Growing up in my family home, there was a plaque on the wall. In one house, it was right by the front door. It’s words were a reminder to me as I walked out on my day, usually school. It said:

Oh, taste and see that the LORD is good;
blessed is the man who trusts in Him!
Psalm 34:8 (NKJ)

I haven’t seen those words on that ceramic plate for a long time, yet I can still  see it. I researched different translations of that verse and like what The Message says:

Open your mouth and taste, open your eyes and see
how good God is.
Blessed are you who run to him.

Run to Him….

Jim and I together work with people who are going through the loss of a loved one in death. When they come to the first meeting, they’re so broken, they can barely speak about the loss they’re going through. As the weeks go by, they are able to speak of the person who died. They are able to participate and talk about the emotions they’re going through. How their brains just don’t work right. How their emotions are wild. How their loss is deeper than they ever thought. How the journey of grief seems unending.

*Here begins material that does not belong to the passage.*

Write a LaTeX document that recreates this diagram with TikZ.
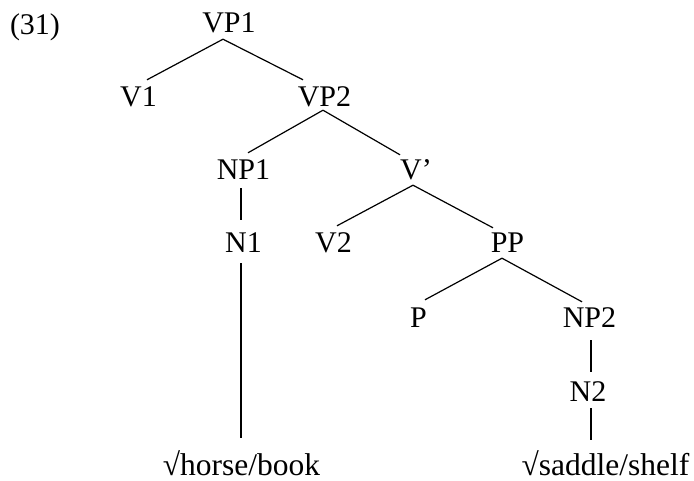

Going through this kind of loss—death—is one of the most difficult things I’ve ever gone through. Losing my best friend at age eighteen was extremely difficult. But during the loss, I found I was not alone. That God who was good–was with me while I grappled with the loss of Karen.

It was extremely difficult when they told me at 34 weeks of pregnancy, that my baby was dead. Again, I felt the warm and loving presence of my Savior. It took a long time to heal from that loss. Sometimes even now, I’ll shed a tear for the little girl I never got to see and hold.

Going through a period of about ten years of extreme difficulty in my marriage was almost harder than death. I say that to you, who haven’t lost a spouse in death, but in divorce. We didn’t divorce, but we were very close to it. There were days when I wanted to die rather than try to cope with the clashing personalities between us. We finally resolved those differences and learned to live with each other. The last twenty years of our marriage were good and when he died, it was so hard—like some of the mountain climbs we’d done together. The struggle up the rocky path at the lower elevation, trying to get my breath and rhythm of the climb. Closer to the top, we encountered the slippery shale where when you take a step, you slide back down where you started the step. Yet, I discovered the terrible loss of a lifetime mate who was the father of my children, was far more difficult than any mountain we’d ever climbed. I remembered those words on the wall by the door in my childhood door: Blessed are you who run to Him I remembered, and believed. I worked through those lonely harsh days of loss—because grief is work—and began to breathe freely again, just like after a mountain climb and you get to the top.

I met another man and we married. It was wonderful. Probably more wonderful than the first time I’d married, because we each had lost our mates and we knew the terrible yawning loneliness of not having our loved one with us any longer. The joy we experienced was like being on top of the mountain after a long slog upward. The view was fantastic. We were so happy together and then, he died suddenly and I was thrown into the terrible morass of death and loss again. Sometimes it felt like the grief was so bad I didn’t think my heart would beat again. But it did. Those words hit me again—especially the last part, blessed are you who run to Him. Yes. I was widowed, but God gave us a gift of love and joy I’ll never forget. The healing of my heart took time. Years.

Unbelievably, God blessed me with another wonderful man who loves and cherishes me. We’ve experienced joy that is hard to explain. Do I fear losing this man? Of course, why wouldn’t I? But I know I can trust God to care for me in life or in death. I will take this joy and enjoy the days God gives us together.

God is good and brings JOY!

You might not experience the joy of meeting another mate in this lifetime as I did, but you still have access just as I do to the LORD of the Universe, the Savior of the world, the good God. I can tell you from personal experience that He is good. Taste. Open your eyes. Run to Him. You won’t regret it.